Our bodies are constantly renewing themselves, discarding ageing tissues and replacing them with fresh ones. Without this turnover, our systems would fail, so turnover is a fundamental part of what we are.
The biochemistry of this is complex, however, and researchers are trying to learn what initiates and sustains this process. Dr William Reville, senior lecturer in biochemistry and director of electron microscopy at University College, Cork, is studying turnover in skeletal muscle.
Dr Reville was a member of the research team at Iowa University which first identified an enzyme, calpain, associated with this process. He has continued to study muscle turnover and currently has two postgraduate students involved in the work at UCC.
"We are studying protein turnover. Everything in the body is broken down and replaced, it is a basic function of life," he explained. Muscle makes up 40 per cent of all body weight and 70 per cent of the dry weight of muscle is protein.
Muscle cells are long cylindrical structures often extending the entire length of the muscle. Most of the protein content is given over to contraction and is organised into long fibre-like elements called myofibrils. These in turn are made up of many overlapping arrays of fine myofilaments.
Understanding these processes is about much more than satisfying scientific curiosity, Dr Reville said. "If we understand the mechanisms of turnover in normal muscle, we might be able to discover what takes place in diseased muscle," he said.
"It appears from research that many wasting muscle diseases such as Duchenne muscular dystrophy involve disorders in protein turnover, where breakdown greatly exceeds synthesis, leading to wasting."
Duchenne MD is invariably fatal and is the second-most common human genetic disease, so progress in this area could have a major impact.
Dr Reville's work focuses on the myofibrils and their interaction with the calpain enzyme which breaks them down. Expression of calpain has been shown to be increased in patients with muscle wasting diseases.
This is only a first step, however.
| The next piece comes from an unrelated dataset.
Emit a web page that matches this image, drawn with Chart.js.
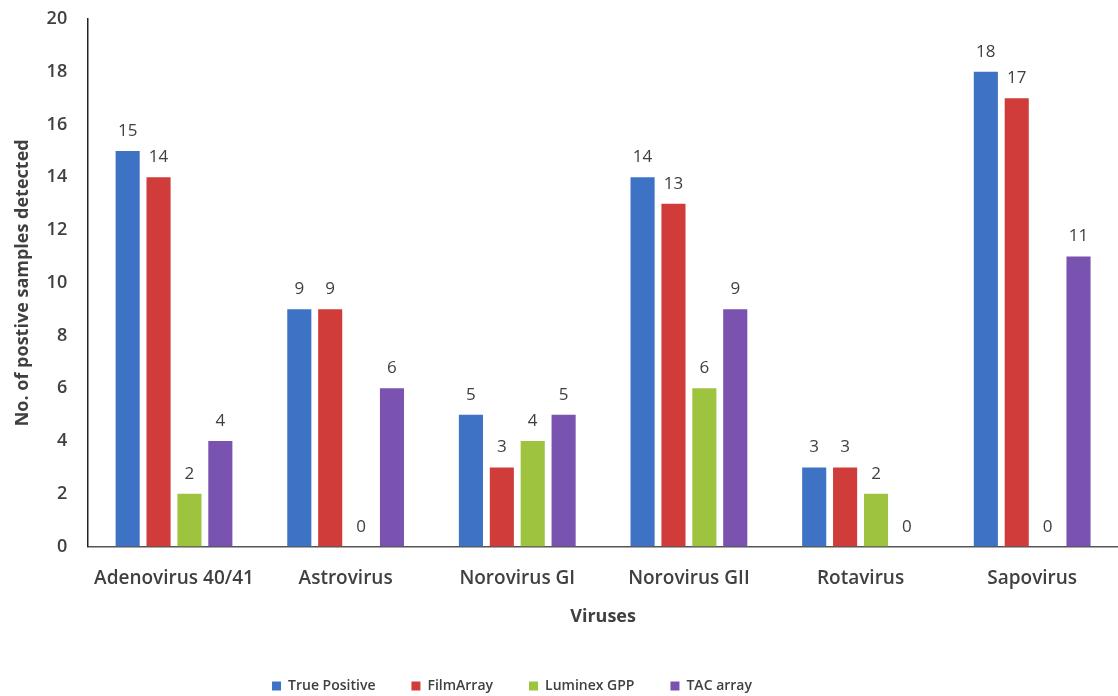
<!DOCTYPE html>
<html>
<head>
<meta charset="utf-8">
<script src="https://cdn.jsdelivr.net/npm/chart.js@4.4.1/dist/chart.umd.min.js"></script>
<style>
  html, body { margin: 0; padding: 0; background: #fff; }
  #wrap { width: 1118px; height: 696px; position: relative; }
</style>
</head>
<body>
<div id="wrap"><canvas id="chart"></canvas></div>
<script>
const viruses = ["Adenovirus 40/41", "Astrovirus", "Norovirus GI", "Norovirus GII", "Rotavirus", "Sapovirus"];
const truePositive = [15, 9, 5, 14, 3, 18];
const filmArray = [14, 9, 3, 13, 3, 17];
const luminexGPP = [2, 0, 4, 6, 2, 0];
const tacArray = [4, 6, 5, 9, 0, 11];
const yTicks = [0, 2, 4, 6, 8, 10, 12, 14, 16, 18, 20];

const fontFamily = "'Open Sans', 'Liberation Sans', sans-serif";
const textColor = "#404040";

// draws the value above each bar
const valueLabels = {
  id: "valueLabels",
  afterDatasetsDraw(chart) {
    const ctx = chart.ctx;
    ctx.save();
    ctx.font = "17px " + fontFamily;
    ctx.fillStyle = textColor;
    ctx.textAlign = "center";
    ctx.textBaseline = "alphabetic";
    chart.data.datasets.forEach((ds, i) => {
      chart.getDatasetMeta(i).data.forEach((bar, j) => {
        ctx.fillText(ds.data[j], bar.x, bar.y - 15);
      });
    });
    ctx.restore();
  }
};

// legend in the original sits left of centre and a bit lower
const legendShift = {
  id: "legendShift",
  afterLayout(chart) {
    const lg = chart.legend;
    lg.left -= 47;
    lg.right -= 47;
    lg.top += 7;
    lg.bottom += 7;
  }
};

let chart = new Chart(document.getElementById("chart"), {
  type: "bar",
  data: {
    labels: viruses,
    datasets: [
      { label: "True Positive", data: truePositive, backgroundColor: "#3D72C4" },
      { label: "FilmArray", data: filmArray, backgroundColor: "#D03C3A" },
      { label: "Luminex GPP", data: luminexGPP, backgroundColor: "#9DC33F" },
      { label: "TAC array", data: tacArray, backgroundColor: "#7A52AF" }
    ]
  },
  options: {
    responsive: true,
    maintainAspectRatio: false,
    animation: false,
    categoryPercentage: 0.72,
    barPercentage: 0.78,
    layout: { padding: { top: 19, right: 0, left: 0, bottom: 0 } },
    plugins: {
      tooltip: { enabled: false },
      legend: {
        position: "bottom",
        labels: {
          boxWidth: 9,
          boxHeight: 9,
          padding: 36,
          color: textColor,
          font: { family: fontFamily, size: 14, weight: "600" }
        }
      }
    },
    scales: {
      x: {
        grid: { display: false, drawTicks: false },
        border: { display: true, color: "#555", width: 1.5 },
        ticks: { color: textColor, padding: 21, font: { family: fontFamily, size: 19, weight: "600" } },
        title: { display: true, text: "Viruses", color: textColor, padding: { top: -5, bottom: 8 },
          font: { family: fontFamily, size: 18, weight: "bold" } }
      },
      y: {
        min: 0,
        max: 20,
        afterBuildTicks(axis) { axis.ticks = yTicks.map(v => ({ value: v })); },
        afterFit(axis) { axis.paddingTop = 0; },
        grid: { display: false, drawTicks: false },
        border: { display: true, color: "#222", width: 1.5 },
        ticks: { color: textColor, padding: 21, font: { family: fontFamily, size: 18, weight: "600" } },
        title: { display: true, text: "No. of postive samples detected", color: textColor, padding: { top: 12, bottom: -8 },
          font: { family: fontFamily, size: 18, weight: "bold" } }
      }
    }
  },
  plugins: [valueLabels, legendShift]
});
</script>
</body>
</html>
His research has shown that the myofilaments at the surface of the myofibril are only loosely connected, and this is necessary to achieve flexibility. They are so loose that shaking can dislodge 5 per cent of surface myofilaments and exposure to calpain takes off up to 50 per cent of these "easily releasable myofilaments" (ERMs).
Research suggests that ERMs play a special role in turning over the myofibril protein, Dr Reville said. Early theories suggest that myofilaments deep inside the myofibril gradually migrate towards the surface as they age and in turn are discarded. Calpain mediates this removal of surface myofilaments.
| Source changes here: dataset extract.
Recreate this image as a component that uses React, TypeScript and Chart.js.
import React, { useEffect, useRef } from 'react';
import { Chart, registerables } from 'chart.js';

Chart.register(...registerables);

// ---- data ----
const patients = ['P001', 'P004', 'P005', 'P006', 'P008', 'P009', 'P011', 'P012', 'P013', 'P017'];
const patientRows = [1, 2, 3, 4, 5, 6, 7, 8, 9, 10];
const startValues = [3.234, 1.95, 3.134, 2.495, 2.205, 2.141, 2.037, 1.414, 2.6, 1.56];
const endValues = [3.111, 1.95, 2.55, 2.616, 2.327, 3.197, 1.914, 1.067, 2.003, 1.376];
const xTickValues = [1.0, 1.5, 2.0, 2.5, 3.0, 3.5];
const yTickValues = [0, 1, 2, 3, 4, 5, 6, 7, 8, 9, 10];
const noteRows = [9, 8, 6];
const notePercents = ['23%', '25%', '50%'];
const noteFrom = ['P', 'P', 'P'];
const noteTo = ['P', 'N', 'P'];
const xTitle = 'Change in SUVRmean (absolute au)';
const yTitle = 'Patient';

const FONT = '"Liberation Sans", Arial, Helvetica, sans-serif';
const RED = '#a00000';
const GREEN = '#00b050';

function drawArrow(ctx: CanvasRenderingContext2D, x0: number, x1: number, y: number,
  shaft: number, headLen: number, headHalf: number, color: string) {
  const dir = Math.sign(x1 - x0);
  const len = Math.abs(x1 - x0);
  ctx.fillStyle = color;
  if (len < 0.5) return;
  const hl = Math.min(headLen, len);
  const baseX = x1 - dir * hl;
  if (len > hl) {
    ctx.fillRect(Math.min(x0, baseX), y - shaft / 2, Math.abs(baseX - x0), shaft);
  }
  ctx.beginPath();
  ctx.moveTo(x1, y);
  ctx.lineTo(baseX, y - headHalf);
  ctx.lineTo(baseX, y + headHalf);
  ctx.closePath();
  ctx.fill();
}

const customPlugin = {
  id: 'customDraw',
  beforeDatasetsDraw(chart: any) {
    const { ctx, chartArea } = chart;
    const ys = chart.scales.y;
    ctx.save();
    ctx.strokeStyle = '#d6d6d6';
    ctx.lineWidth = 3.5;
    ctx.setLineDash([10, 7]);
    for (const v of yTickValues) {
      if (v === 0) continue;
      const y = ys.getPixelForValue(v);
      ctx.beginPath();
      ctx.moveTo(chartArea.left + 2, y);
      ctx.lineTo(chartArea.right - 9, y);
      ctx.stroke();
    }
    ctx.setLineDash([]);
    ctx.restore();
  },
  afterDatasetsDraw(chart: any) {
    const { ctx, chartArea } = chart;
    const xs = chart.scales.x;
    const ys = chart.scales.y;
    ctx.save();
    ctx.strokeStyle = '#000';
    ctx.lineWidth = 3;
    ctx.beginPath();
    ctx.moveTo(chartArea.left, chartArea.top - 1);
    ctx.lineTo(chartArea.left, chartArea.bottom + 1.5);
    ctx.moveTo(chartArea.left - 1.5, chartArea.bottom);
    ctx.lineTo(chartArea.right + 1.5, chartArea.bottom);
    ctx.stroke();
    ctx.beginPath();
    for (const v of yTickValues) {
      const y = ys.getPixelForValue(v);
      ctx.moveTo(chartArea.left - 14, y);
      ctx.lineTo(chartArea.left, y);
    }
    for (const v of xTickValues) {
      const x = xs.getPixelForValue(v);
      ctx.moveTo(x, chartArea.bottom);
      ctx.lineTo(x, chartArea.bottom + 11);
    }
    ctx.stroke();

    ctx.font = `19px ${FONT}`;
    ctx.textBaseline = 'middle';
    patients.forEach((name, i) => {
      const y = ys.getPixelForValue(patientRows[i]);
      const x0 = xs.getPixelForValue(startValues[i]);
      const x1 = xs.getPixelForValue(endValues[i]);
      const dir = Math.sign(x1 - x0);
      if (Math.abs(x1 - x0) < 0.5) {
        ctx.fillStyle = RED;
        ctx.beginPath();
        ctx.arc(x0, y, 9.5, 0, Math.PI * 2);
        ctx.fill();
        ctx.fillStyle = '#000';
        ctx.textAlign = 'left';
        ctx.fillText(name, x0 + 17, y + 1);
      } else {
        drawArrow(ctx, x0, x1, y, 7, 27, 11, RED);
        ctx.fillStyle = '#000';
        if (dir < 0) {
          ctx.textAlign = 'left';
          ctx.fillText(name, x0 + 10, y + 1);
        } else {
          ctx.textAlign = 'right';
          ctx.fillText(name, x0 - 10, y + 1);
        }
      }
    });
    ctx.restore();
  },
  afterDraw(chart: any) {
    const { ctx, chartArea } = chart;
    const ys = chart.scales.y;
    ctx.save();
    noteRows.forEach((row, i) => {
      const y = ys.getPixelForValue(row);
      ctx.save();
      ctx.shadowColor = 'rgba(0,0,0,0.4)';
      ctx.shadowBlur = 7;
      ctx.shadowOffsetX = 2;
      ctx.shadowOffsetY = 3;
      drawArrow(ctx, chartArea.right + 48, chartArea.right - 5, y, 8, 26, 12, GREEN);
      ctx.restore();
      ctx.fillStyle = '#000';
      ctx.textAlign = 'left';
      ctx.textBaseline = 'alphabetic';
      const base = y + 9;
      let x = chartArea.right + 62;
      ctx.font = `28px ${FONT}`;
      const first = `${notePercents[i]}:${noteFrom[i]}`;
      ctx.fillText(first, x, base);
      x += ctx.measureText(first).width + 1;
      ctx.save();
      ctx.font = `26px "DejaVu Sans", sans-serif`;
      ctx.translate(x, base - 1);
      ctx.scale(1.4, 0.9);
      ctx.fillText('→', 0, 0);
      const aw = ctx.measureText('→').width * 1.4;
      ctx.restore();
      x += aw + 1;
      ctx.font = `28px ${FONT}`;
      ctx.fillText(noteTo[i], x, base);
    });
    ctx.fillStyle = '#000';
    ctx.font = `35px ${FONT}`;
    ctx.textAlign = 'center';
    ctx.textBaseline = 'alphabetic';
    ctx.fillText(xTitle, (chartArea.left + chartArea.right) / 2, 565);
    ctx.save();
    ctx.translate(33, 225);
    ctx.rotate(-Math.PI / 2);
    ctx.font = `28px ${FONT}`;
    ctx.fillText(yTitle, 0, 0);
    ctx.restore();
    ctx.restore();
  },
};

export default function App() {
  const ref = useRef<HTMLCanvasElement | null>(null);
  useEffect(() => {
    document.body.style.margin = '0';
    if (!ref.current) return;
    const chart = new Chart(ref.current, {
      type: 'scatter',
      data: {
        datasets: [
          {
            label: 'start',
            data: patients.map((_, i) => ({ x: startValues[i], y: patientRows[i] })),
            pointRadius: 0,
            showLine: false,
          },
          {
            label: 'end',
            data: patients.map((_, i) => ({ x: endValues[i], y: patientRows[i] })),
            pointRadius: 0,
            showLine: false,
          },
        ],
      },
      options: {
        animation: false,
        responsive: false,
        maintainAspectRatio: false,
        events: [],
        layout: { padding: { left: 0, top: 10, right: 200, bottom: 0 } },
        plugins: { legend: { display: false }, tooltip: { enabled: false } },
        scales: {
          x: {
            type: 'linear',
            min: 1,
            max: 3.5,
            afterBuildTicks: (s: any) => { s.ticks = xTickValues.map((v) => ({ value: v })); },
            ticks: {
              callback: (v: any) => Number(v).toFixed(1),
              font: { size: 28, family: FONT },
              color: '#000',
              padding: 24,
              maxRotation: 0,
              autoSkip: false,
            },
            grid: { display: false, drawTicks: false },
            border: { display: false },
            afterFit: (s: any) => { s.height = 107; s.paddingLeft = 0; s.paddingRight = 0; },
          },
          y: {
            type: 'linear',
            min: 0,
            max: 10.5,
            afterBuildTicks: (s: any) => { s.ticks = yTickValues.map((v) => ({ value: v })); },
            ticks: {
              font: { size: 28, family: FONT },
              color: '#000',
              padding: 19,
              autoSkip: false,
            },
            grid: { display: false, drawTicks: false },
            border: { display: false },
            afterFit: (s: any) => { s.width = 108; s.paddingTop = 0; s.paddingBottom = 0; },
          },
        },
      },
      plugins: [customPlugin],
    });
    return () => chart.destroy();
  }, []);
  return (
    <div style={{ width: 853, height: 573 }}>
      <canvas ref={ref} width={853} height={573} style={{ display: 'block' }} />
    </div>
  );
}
His research group can "watch" what happens during this breakdown through use of UCC's electron microscope. "We need to be able to see the filaments coming off and we can only do that using an electron microscope. The electron microscope has been a central part of the research."
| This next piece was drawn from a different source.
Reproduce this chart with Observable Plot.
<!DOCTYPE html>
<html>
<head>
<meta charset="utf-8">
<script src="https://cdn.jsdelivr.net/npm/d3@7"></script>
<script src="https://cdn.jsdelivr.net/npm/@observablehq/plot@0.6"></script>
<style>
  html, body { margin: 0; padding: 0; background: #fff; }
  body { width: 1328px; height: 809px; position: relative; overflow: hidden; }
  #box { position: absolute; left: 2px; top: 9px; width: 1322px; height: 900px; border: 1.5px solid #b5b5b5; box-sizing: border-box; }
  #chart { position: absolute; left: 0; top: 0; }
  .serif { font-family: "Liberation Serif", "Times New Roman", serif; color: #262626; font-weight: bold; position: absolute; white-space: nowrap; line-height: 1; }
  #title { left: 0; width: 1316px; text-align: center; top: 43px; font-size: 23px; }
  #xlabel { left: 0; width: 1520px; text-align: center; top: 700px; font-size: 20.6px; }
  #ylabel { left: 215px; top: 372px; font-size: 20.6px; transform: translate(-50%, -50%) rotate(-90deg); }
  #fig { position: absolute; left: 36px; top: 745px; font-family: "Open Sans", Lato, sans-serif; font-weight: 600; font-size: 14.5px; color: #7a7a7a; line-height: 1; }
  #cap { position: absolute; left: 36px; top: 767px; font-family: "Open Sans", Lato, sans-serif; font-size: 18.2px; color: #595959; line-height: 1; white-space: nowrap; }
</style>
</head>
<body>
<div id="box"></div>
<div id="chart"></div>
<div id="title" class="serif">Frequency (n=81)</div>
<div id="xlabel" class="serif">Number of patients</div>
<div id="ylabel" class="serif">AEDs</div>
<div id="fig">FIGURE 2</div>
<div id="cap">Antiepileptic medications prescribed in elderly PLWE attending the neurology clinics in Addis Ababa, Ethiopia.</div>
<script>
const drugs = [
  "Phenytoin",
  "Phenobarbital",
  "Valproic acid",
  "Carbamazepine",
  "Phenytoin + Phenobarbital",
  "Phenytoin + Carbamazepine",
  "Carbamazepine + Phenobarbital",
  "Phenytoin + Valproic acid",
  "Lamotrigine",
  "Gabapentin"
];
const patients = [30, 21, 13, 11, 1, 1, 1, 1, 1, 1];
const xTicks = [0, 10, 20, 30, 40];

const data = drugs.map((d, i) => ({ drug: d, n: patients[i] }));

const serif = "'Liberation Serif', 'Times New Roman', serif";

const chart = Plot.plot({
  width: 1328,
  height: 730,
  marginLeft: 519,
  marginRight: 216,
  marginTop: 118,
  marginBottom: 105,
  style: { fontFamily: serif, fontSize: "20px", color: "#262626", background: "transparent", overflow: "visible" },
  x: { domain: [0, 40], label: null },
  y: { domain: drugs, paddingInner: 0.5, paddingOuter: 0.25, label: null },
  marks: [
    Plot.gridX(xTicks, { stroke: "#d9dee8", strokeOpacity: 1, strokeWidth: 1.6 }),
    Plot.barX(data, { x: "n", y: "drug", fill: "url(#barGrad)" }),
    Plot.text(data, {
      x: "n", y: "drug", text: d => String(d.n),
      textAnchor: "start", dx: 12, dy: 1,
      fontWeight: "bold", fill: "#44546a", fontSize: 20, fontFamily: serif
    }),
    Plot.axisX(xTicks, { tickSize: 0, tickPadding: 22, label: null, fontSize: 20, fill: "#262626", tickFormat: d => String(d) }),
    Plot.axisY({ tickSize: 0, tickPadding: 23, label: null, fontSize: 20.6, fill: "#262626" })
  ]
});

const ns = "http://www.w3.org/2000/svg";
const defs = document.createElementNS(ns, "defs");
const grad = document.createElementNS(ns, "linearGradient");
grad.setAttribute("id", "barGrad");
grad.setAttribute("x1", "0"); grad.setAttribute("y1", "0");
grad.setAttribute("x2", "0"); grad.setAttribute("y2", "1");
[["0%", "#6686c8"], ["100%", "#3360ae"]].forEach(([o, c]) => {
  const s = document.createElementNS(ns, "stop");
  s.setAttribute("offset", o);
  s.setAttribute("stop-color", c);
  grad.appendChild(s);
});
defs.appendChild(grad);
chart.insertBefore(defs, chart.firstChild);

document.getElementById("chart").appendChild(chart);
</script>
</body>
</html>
Dr Reville's research is also relevant to agriculture and meat production. The Department of Agriculture, Forestry and Food has funded his work for some years, recognising its potential value.
Meat production is about delivering maximum muscle mass at the lowest possible cost and so is inextricably linked to the turnover process, he said. The object is to try to speed up synthesis or to slow breakdown to increase mass. From his research he believes the "more productive line of attack" involves slowing breakdown rather than accelerating synthesis.
The work also applies to beef's tenderness. Freshly killed beef is tender but soon rigor mortis sets in and it becomes tough. It must hang in a cooler for at least two weeks to become tender again, a process brought about by the same protein breakdown system.
"We are interested in the mechanism whereby the meat goes tender again over that period," he said. It is driven by an enzyme reaction and the idea would be to speed up the process.